In the court’s view there was no reason why a referral to the CCMA, which is a statutory body designed to resolve disputes through the application of law, should not be considered a ‘process’ as envisaged in s 15(1) of the Prescription Act.
As to whether a claim for unfair dismissal constitutes a ‘debt’ contemplated in s 15(1), the court noted that a claim to enforce a legal obligation qualifies as a debt for purposes of the Prescription Act. A legal obligation includes a positive obligation whereby a party is called on to do something. In an unfair dismissal claim the legal obligation sought is either reinstatement, re-employment or compensation; all three of which are positive obligations. Thus, a claim for unfair dismissal qualifies as a debt.
Following the above findings, the court held that referring an unfair dismissal dispute to the CCMA, interrupts prescription.
Once the dispute is referred – how long thereafter would prescription be interrupted?
In addressing this issue the court referred to s 15(4), which states that prescription is interrupted until the final judgment becomes executable.
A judgment is not executable, in general, if it is subject to an appeal. Therefore, as with instances where an appeal raised against a judgment continues to interrupt prescription, so to should a review application at the LC continue to interrupt prescription.
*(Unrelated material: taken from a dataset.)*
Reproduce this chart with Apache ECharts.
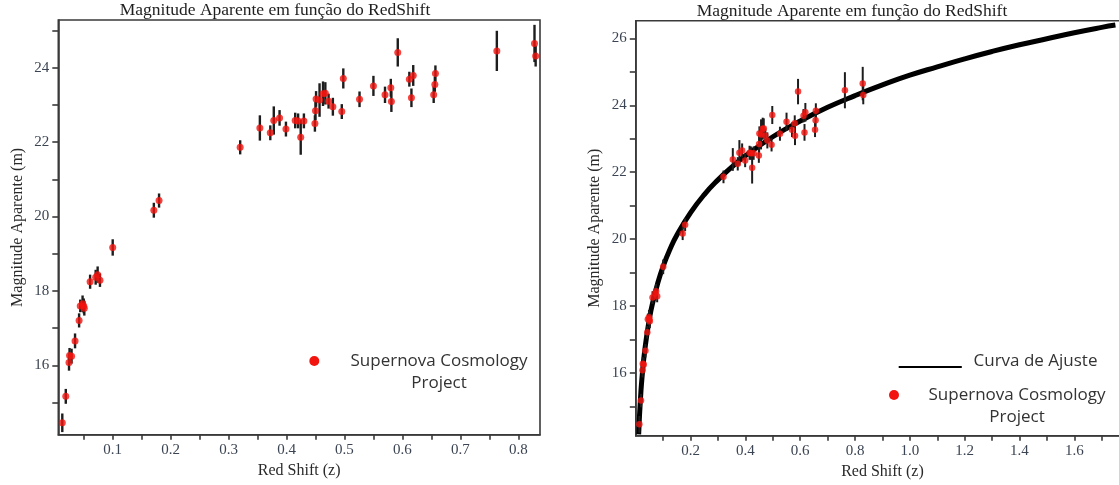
<!DOCTYPE html>
<html><head><meta charset="utf-8">
<script src="https://cdn.jsdelivr.net/npm/echarts@6/dist/echarts.min.js"></script>
<style>html,body{margin:0;padding:0;background:#fff;overflow:hidden}#c{width:1119px;height:485px}</style>
</head><body><div id="c"></div>
<script>
// ---- data ----
const redshift = [0.013,0.019,0.0246,0.0255,0.029,0.035,0.042,0.044,0.048,0.050,0.051,0.061,0.0706,0.074,0.078,0.100,0.171,0.180,
  0.320,0.354,0.372,0.378,0.388,0.399,0.415,0.420,0.4245,0.430,0.449,0.450,0.451,0.457,0.463,0.467,0.4726,0.480,0.4954,0.498,
  0.526,0.550,0.570,0.580,0.581,0.592,0.612,0.6156,0.6187,0.654,0.656,0.657,0.763,0.828,0.830];
const magnitude = [14.46,15.17,16.08,16.27,16.25,16.66,17.21,17.60,17.66,17.60,17.54,18.25,18.37,18.44,18.29,19.17,20.17,20.43,
  21.86,22.38,22.25,22.58,22.65,22.35,22.58,22.57,22.13,22.57,22.50,22.84,23.16,23.13,23.30,23.31,23.10,22.95,22.82,23.71,
  23.15,23.51,23.27,23.46,23.09,24.41,23.69,23.19,23.79,23.27,23.55,23.84,24.45,24.65,24.31];
const magError = [0.25,0.20,0.22,0.20,0.20,0.20,0.19,0.17,0.22,0.20,0.20,0.19,0.20,0.22,0.18,0.22,0.20,0.19,
  0.19,0.34,0.20,0.38,0.21,0.20,0.21,0.20,0.47,0.20,0.22,0.25,0.21,0.45,0.33,0.30,0.20,0.24,0.20,0.27,
  0.21,0.27,0.22,0.24,0.28,0.38,0.20,0.25,0.28,0.22,0.20,0.22,0.54,0.50,0.28];
const fitRedshift = [0.0105,0.0125,0.015,0.0175,0.02,0.025,0.03,0.04,0.05,0.06,0.08,0.1,0.125,0.15,0.2,0.25,0.3,0.35,0.4,0.5,
  0.6,0.7,0.8,0.9,1.0,1.1,1.2,1.3,1.4,1.5,1.6,1.7,1.75];
const fitMagnitude = [14.16,14.54,14.94,15.28,15.59,16.08,16.49,17.12,17.63,18.04,18.68,19.19,19.70,20.12,20.79,21.33,21.77,22.15,22.49,23.06,
  23.53,23.94,24.29,24.61,24.90,25.15,25.39,25.61,25.81,25.99,26.17,26.33,26.40];

const titleText = 'Magnitude Aparente em função do RedShift';
const xName = 'Red Shift (z)';
const yName = 'Magnitude Aparente (m)';
const legendFit = 'Curva de Ajuste';
const legendData = 'Supernova Cosmology\nProject';

const leftXTicks = [0.05,0.1,0.15,0.2,0.25,0.3,0.35,0.4,0.45,0.5,0.55,0.6,0.65,0.7,0.75,0.8];
const leftXLabels = [0.1,0.2,0.3,0.4,0.5,0.6,0.7,0.8];
const leftYTicks = [15,16,17,18,19,20,21,22,23,24,25];
const leftYLabels = [16,18,20,22,24];
const rightXTicks = [0.1,0.2,0.3,0.4,0.5,0.6,0.7,0.8,0.9,1.0,1.1,1.2,1.3,1.4,1.5,1.6,1.7,1.8];
const rightXLabels = [0.2,0.4,0.6,0.8,1.0,1.2,1.4,1.6,1.8];
const rightYTicks = [15,16,17,18,19,20,21,22,23,24,25,26];
const rightYLabels = [16,18,20,22,24,26];

// ---- chart ----
const chart = echarts.init(document.getElementById('c'), null, {renderer: 'canvas'});
const points = redshift.map((z, i) => [z, magnitude[i]]);
const bars = redshift.map((z, i) => [z, magnitude[i], magError[i]]);
const fitLine = fitRedshift.map((z, i) => [z, fitMagnitude[i]]);

const RED = '#f2140f';
const AXIS = '#3a3a3a';
const LABEL = '#3b4452';
const SERIF = '"Liberation Serif", "DejaVu Serif", serif';
const SANS = '"Open Sans", "Liberation Sans", sans-serif';

function errorBar(width) {
  return function (params, api) {
    const x = api.value(0), y = api.value(1), e = api.value(2);
    const p1 = api.coord([x, y - e]);
    const p2 = api.coord([x, y + e]);
    return {type: 'line', shape: {x1: p1[0], y1: p1[1], x2: p2[0], y2: p2[1]},
      style: {stroke: '#1d1d1d', lineWidth: width}};
  };
}

function xAxisDef(gi, min, max, ticks, labels) {
  return {
    type: 'value', gridIndex: gi, min: min, max: max,
    name: xName, nameLocation: 'middle', nameGap: 28,
    nameTextStyle: {fontFamily: SERIF, fontSize: 16, color: '#2a2a2a'},
    axisLine: {show: true, lineStyle: {color: AXIS, width: 1.6}},
    axisTick: {show: true, inside: false, length: 5, customValues: ticks, lineStyle: {color: AXIS, width: 1.6}},
    axisLabel: {customValues: labels, margin: 8, fontFamily: SERIF, fontSize: 15, color: LABEL,
      formatter: v => Number(v).toFixed(1)},
    splitLine: {show: false}
  };
}
function yAxisDef(gi, min, max, ticks, labels) {
  return {
    type: 'value', gridIndex: gi, min: min, max: max,
    name: yName, nameLocation: 'middle', nameGap: 33,
    nameTextStyle: {fontFamily: SERIF, fontSize: 16, color: '#2a2a2a'},
    axisLine: {show: true, lineStyle: {color: AXIS, width: 1.6}},
    axisTick: {show: true, inside: false, length: 6, customValues: ticks, lineStyle: {color: AXIS, width: 1.6}},
    axisLabel: {customValues: labels, margin: 9, fontFamily: SERIF, fontSize: 15, color: LABEL},
    splitLine: {show: false}
  };
}

const option = {
  backgroundColor: '#ffffff',
  animation: false,
  title: [
    {text: titleText, left: 275, top: 1, padding: 0, textAlign: 'center',
      textStyle: {fontFamily: SERIF, fontSize: 17.5, fontWeight: 'normal', color: '#1e1e1e'}},
    {text: titleText, left: 852, top: 2, padding: 0, textAlign: 'center',
      textStyle: {fontFamily: SERIF, fontSize: 17.5, fontWeight: 'normal', color: '#1e1e1e'}}
  ],
  grid: [
    {left: 58.3, top: 20, width: 481.7, height: 414.7, outerBoundsMode: 'none', containLabel: false,
      show: true, borderColor: AXIS, borderWidth: 1.6, backgroundColor: 'transparent'},
    {left: 635.8, top: 20.7, width: 493.3, height: 415, outerBoundsMode: 'none', containLabel: false,
      show: true, borderColor: AXIS, borderWidth: 1.6, backgroundColor: 'transparent'}
  ],
  xAxis: [
    xAxisDef(0, 0.0061, 0.8375, leftXTicks, leftXLabels),
    xAxisDef(1, 0, 1.8, rightXTicks, rightXLabels)
  ],
  yAxis: [
    yAxisDef(0, 14.14, 25.28, leftYTicks, leftYLabels),
    yAxisDef(1, 14.12, 26.53, rightYTicks, rightYLabels)
  ],
  series: [
    {type: 'custom', name: 'errL', xAxisIndex: 0, yAxisIndex: 0, data: bars, renderItem: errorBar(2.4),
      encode: {x: 0, y: 1}, z: 2, silent: true},
    {type: 'scatter', name: 'Supernova Cosmology Project', xAxisIndex: 0, yAxisIndex: 0, data: points,
      symbol: 'circle', symbolSize: 7, itemStyle: {color: RED}, z: 3},
    {type: 'line', name: legendFit, xAxisIndex: 1, yAxisIndex: 1, data: fitLine, smooth: true,
      showSymbol: false, lineStyle: {color: '#000', width: 5}, z: 1, silent: true},
    {type: 'custom', name: 'errR', xAxisIndex: 1, yAxisIndex: 1, data: bars, renderItem: errorBar(2),
      encode: {x: 0, y: 1}, z: 2, silent: true},
    {type: 'scatter', name: 'Supernova Cosmology Project ', xAxisIndex: 1, yAxisIndex: 1, data: points,
      symbol: 'circle', symbolSize: 6.5, itemStyle: {color: RED}, z: 3}
  ],
  graphic: [
    {type: 'circle', shape: {cx: 314.3, cy: 361, r: 5}, style: {fill: RED}},
    {type: 'text', x: 439, y: 350, style: {text: legendData, font: '17px ' + SANS, align: 'center',
      verticalAlign: 'top', lineHeight: 22, fill: '#333'}},
    {type: 'line', shape: {x1: 898.7, y1: 367, x2: 961.8, y2: 367}, style: {stroke: '#000', lineWidth: 2}},
    {type: 'text', x: 973.5, y: 350, style: {text: legendFit, font: '17px ' + SANS, align: 'left',
      verticalAlign: 'top', lineHeight: 22, fill: '#333'}},
    {type: 'circle', shape: {cx: 894, cy: 395, r: 5}, style: {fill: RED}},
    {type: 'text', x: 1017, y: 384, style: {text: legendData, font: '17px ' + SANS, align: 'center',
      verticalAlign: 'top', lineHeight: 22, fill: '#333'}}
  ]
};
chart.setOption(option);
</script>
</body></html>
This approach is confirmed by s 145(9) of the LRA, which was introduced in 2015, and states that a review application interrupts prescription.
Therefore, until the review is finalised, the award cannot prescribe.
In distinguishing the two judgments further the court held that unlike the first judgment, which found the shorter time periods set out in the LRA are inconsistent with the time periods in the Prescription Act, the court found that the time periods in the LRA are not prescription periods but rather time bars. Thus, referring an unfair dismissal dispute after the 30-day period does not mean the claim has prescribed but rather that it was referred outside the time bar and can be heard with an application for condonation. The court found that there was no reason why time bars and prescription periods could not co-exist.